GROWTH of the Scottish private sector economy accelerated slightly in January as manufacturing performed well but services stagnated, while inflationary pressures continued to mount following sterling’s Brexit vote-induced tumble, a survey shows.

Bank of Scotland’s latest PMI (purchasing managers’ index) report, published today, also signals an acceleration of new business growth in the private sector economy in January to the fastest pace for 20 months.

The headline output index rose from 50.7 in December to 51.2 in January on a seasonally-adjusted basis, moving further above the level of 50 deemed to separate expansion from contraction to signal a modest acceleration of growth of Scotland’s private sector economy.

Growth in Scotland was again well adrift of that in the UK as a whole in January. The UK output index fell from 56.7 in December to 55.5 in January, but was still well above the Scottish reading.

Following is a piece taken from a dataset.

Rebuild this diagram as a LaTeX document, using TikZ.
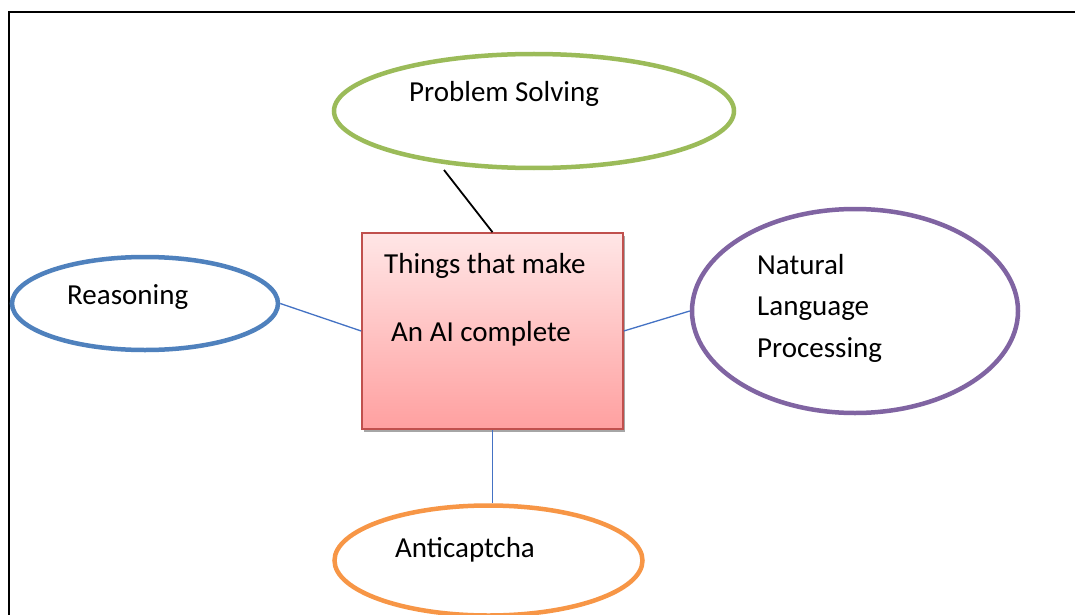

The Scottish manufacturing output index jumped to 55.8, from 51.6 in December, to signal a sharp acceleration in this sector’s growth to the fastest in 34 months.

This coincided with a sharp acceleration of growth of overall new orders for Scottish manufacturers to the sharpest rate since August 2014. New export orders increased at the fastest pace for 79 months, with firms citing the weakness of the pound as the main factor driving incoming business from abroad.

However, the weak pound also saw Scottish manufacturers experience one of the sharpest rises in their overall costs in the 19-year history of the survey. Bank of Scotland said that more than 48 per cent of manufacturers recorded a rise in their average cost burdens, with “many commenting on exchange rate movements as the main factor driving the latest rise in input prices”.

Factory gate prices meanwhile rose at their fastest pace in 69 months. Around one in four manufacturers increased their output prices during January, with less than one per cent reporting a reduction.

In spite of the stronger manufacturing performance, the sector shed staff in January, after adding to its workforce in December.

The Scottish services sector stagnated in January, after growing marginally in December. The services business activity index fell to 50, from 50.5 in December.

Services firms reporting declines in output linked these partly to “Brexit uncertainty”, Bank of Scotland noted. And the Scottish services sector also shed jobs in January, having shown a modest rise in its workforce in December.

Scottish services firms recorded a slight increase in new business last month. However, they saw their costs rise at the second-sharpest rate in five years in January. Nearly one in three services companies registered a rise in input costs, and only three per cent reported a decline.

And Scottish services firms last month raised their selling prices at the fastest pace in six years.

Nick Laird, managing director of commercial banking north of the Border for Bank of Scotland, said: “The start of 2017 proved promising for Scottish private sector companies as new order growth accelerated to a 20-month high, encouraging firms to raise business activity faster.”

However, he added: “Underneath the positive headlines…we note that the increase in demand was more positive for Scotland’s manufacturers than their service sector counterparts.

“Whilst the former raised production at the fastest pace for 34 months in January 2017, the latter saw their service output unchanged since the end of 2016. As such, whilst the latest figures give cause for optimism, the overall improvement in business conditions for the Scottish private sector remained modest.”

A survey today from accountancy firm Moore Stephens shows 35 per cent of small and medium-sized enterprises in the UK have already been negatively affected by Brexit.

Mark Lamb, partner at Moore Stephens, said: “The fall in the pound has meant that imports of raw materials and other goods are now significantly more expensive for businesses, particularly for those smaller businesses with a smaller cash cushion to fall back on.”

He also cited the effect of “general uncertainty”.